Emerging growth company ☐
If an emerging growth company, indicate by check mark if the registrant has elected not to use the extended transition period for complying with any new or revised financial accounting standards provided pursuant to Section 13(a) of the Exchange Act. ☐
Item 1.01 | Entry into a Material Definitive Agreement |
On September 19, 2019, Blonder Tongue Laboratories, Inc. (the “Company”), R. L. Drake Holdings, LLC, a wholly-owned subsidiary of the Company (together with the Company, the “Borrower”), Blonder Tongue Far East, LLC, a wholly-owned subsidiary of the Company (“Blonder Tongue Far East”), as a guarantor and a credit party, and Sterling National Bank (as lender and as administrative agent, “Sterling”) entered into a Third Amendment to Loan and Security Agreement (the “Third Amendment”).

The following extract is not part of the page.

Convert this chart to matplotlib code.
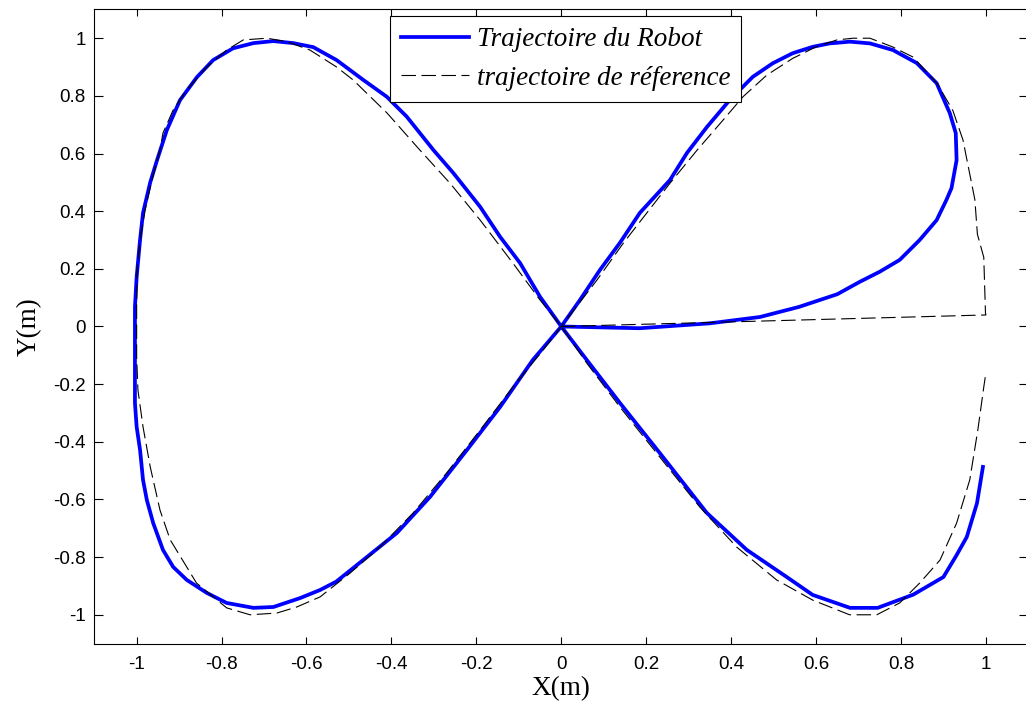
import numpy as np
import matplotlib.pyplot as plt

plt.rcParams['axes.unicode_minus'] = False

# robot path (x, y in metres), in travel order
rob_x = [0.0, 0.185, 0.35, 0.468, 0.56, 0.65, 0.703, 0.75, 0.797, 0.844, 0.884, 0.907,
         0.919, 0.931, 0.929, 0.915, 0.884, 0.837, 0.781, 0.727, 0.68, 0.632, 0.592,
         0.545, 0.498, 0.451, 0.397, 0.343, 0.296, 0.256, 0.185, 0.138, 0.091, 0.044, 0.0,
         -0.067, -0.144, -0.222, -0.309, -0.387, -0.458, -0.53, -0.568, -0.615, -0.678,
         -0.725, -0.788, -0.835, -0.882, -0.914, -0.938, -0.961, -0.976, -0.985, -0.992,
         -1.0, -1.004, -1.004, -1.004, -1.0, -0.992, -0.985, -0.968, -0.952, -0.929,
         -0.898, -0.858, -0.82, -0.773, -0.725, -0.678, -0.631, -0.584, -0.529, -0.466,
         -0.411, -0.364, -0.301, -0.254, -0.191, -0.144, -0.097, -0.05, 0.0,
         0.06, 0.138, 0.232, 0.343, 0.437, 0.531, 0.592, 0.68, 0.745, 0.829, 0.9, 0.931,
         0.955, 0.979, 0.993]
rob_y = [0.0, -0.006, 0.011, 0.033, 0.068, 0.112, 0.155, 0.19, 0.231, 0.3, 0.369, 0.439,
         0.48, 0.577, 0.671, 0.74, 0.844, 0.914, 0.959, 0.982, 0.988, 0.982, 0.97,
         0.948, 0.913, 0.866, 0.786, 0.692, 0.602, 0.508, 0.394, 0.29, 0.196, 0.092, 0.0,
         -0.116, -0.279, -0.428, -0.591, -0.716, -0.8, -0.885, -0.914, -0.942, -0.973,
         -0.976, -0.959, -0.924, -0.879, -0.834, -0.775, -0.682, -0.602, -0.532, -0.428,
         -0.348, -0.266, -0.082, 0.068, 0.172, 0.3, 0.394, 0.5, 0.577, 0.681,
         0.785, 0.865, 0.924, 0.965, 0.983, 0.99, 0.983, 0.969, 0.924, 0.855,
         0.797, 0.728, 0.612, 0.532, 0.415, 0.311, 0.22, 0.103, 0.0,
         -0.116, -0.265, -0.439, -0.647, -0.775, -0.869, -0.931, -0.976, -0.976, -0.93,
         -0.869, -0.793, -0.73, -0.613, -0.487]

# reference path
ref_x = [0.0, 1.0, 0.999, 0.995, 0.98, 0.974, 0.946, 0.922, 0.885, 0.828, 0.78, 0.727,
         0.687, 0.649, 0.6, 0.545, 0.484, 0.428, 0.381, 0.32, 0.256, 0.201, 0.146, 0.084, 0.0,
         -0.05, -0.114, -0.191, -0.27, -0.349, -0.427, -0.497, -0.568, -0.623, -0.67,
         -0.733, -0.788, -0.859, -0.921, -0.945, -0.968, -0.985, -0.997, -1.0, -1.0,
         -0.999, -0.992, -0.98, -0.964, -0.945, -0.938, -0.914, -0.882, -0.835, -0.788,
         -0.749, -0.693, -0.646, -0.592, -0.529, -0.49, -0.41, -0.333, -0.262, -0.191,
         -0.114, -0.05, 0.0,
         0.06, 0.138, 0.232, 0.326, 0.413, 0.507, 0.592, 0.679, 0.743, 0.797, 0.844,
         0.892, 0.931, 0.962, 0.981, 0.995, 1.0]
ref_y = [0.0, 0.04, 0.047, 0.24, 0.32, 0.44, 0.647, 0.75, 0.843, 0.935, 0.97, 1.0,
         1.0, 0.994, 0.97, 0.93, 0.872, 0.797, 0.716, 0.612, 0.497, 0.393, 0.289, 0.161, 0.0,
         -0.095, -0.21, -0.359, -0.508, -0.647, -0.765, -0.855, -0.938, -0.973, -0.994,
         -1.0, -0.976, -0.89, -0.74, -0.637, -0.487, -0.348, -0.22, -0.105, 0.08,
         0.196, 0.3, 0.404, 0.508, 0.612, 0.671, 0.751, 0.82, 0.9, 0.959,
         0.994, 1.0, 0.988, 0.959, 0.9, 0.855, 0.74, 0.612, 0.497, 0.369,
         0.22, 0.092, 0.0,
         -0.127, -0.279, -0.453, -0.626, -0.765, -0.879, -0.949, -1.0, -1.0, -0.959, -0.89,
         -0.81, -0.682, -0.532, -0.359, -0.21, -0.161]

ticks = np.round(np.arange(-1, 1.01, 0.2), 1)
tick_labels = ['-1', '-0.8', '-0.6', '-0.4', '-0.2', '0', '0.2', '0.4', '0.6', '0.8', '1']

fig = plt.figure(figsize=(10.26, 7.16), dpi=100)
ax = fig.add_axes([0.0918, 0.1011, 0.9105, 0.8858])

ax.plot(rob_x, rob_y, color='#0000ff', lw=2.7, label='Trajectoire du Robot', zorder=2)
ref_line, = ax.plot(ref_x, ref_y, color='black', lw=0.8, ls='--',
                    label='trajectoire de réference', zorder=3)
ref_line.set_dashes((13, 5))

ax.set_xlim(-1.1, 1.1)
ax.set_ylim(-1.1, 1.1)
ax.set_xticks(ticks)
ax.set_xticklabels(tick_labels)
ax.set_yticks(ticks)
ax.set_yticklabels(tick_labels)
ax.tick_params(direction='in', top=True, right=True, labelsize=13.5, width=0.8,
               colors='black')
ax.tick_params(axis='x', length=5, pad=9)
ax.tick_params(axis='y', length=6.5, pad=6)
for lab in ax.get_xticklabels() + ax.get_yticklabels():
    lab.set_family('Liberation Sans')
for sp in ax.spines.values():
    sp.set_linewidth(0.8)

ax.set_xlabel('X(m)', family='Liberation Serif', fontsize=19.5, labelpad=2)
ax.set_ylabel('Y(m)', family='Liberation Serif', fontsize=19.5, labelpad=8)

leg = ax.legend(loc='upper left', bbox_to_anchor=(0.3166, 0.9896), borderaxespad=0,
                prop={'family': 'Liberation Serif', 'style': 'italic', 'size': 19.5},
                fancybox=False, framealpha=1, edgecolor='black',
                handlelength=2.5, handletextpad=0.28, labelspacing=0.5,
                borderpad=0.42)
leg.get_frame().set_linewidth(0.8)

fig.savefig('out.png', dpi=100)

The Third Amendment revises certain provisions of the Loan and Security Agreement dated as of December 28, 2016 by and between the Borrower, Blonder Tongue Far East and Sterling (the “Original Agreement”), as amended by the First Amendment to Loan and Security Agreement dated March 30, 2017 and the Second Amendment to Loan and Security Agreement dated March 29, 2019 (together with the Original Agreement, the “Amended Loan Agreement”). In particular, the Third Amendment adds certain definitions to Section 1.1 of the Amended Loan Agreement to permit certain bill-and-hold arrangements with one of the Company’s customers, and makes related changes to the definition of “Eligible Accounts” and the provisions restricting sales of inventory on a bill-and-hold basis.
The foregoing summary of the Third Amendment is not complete and is qualified in its entirety by reference to the full text of the Third Amendment, which is attached hereto as Exhibit 10.1 and incorporated herein by reference.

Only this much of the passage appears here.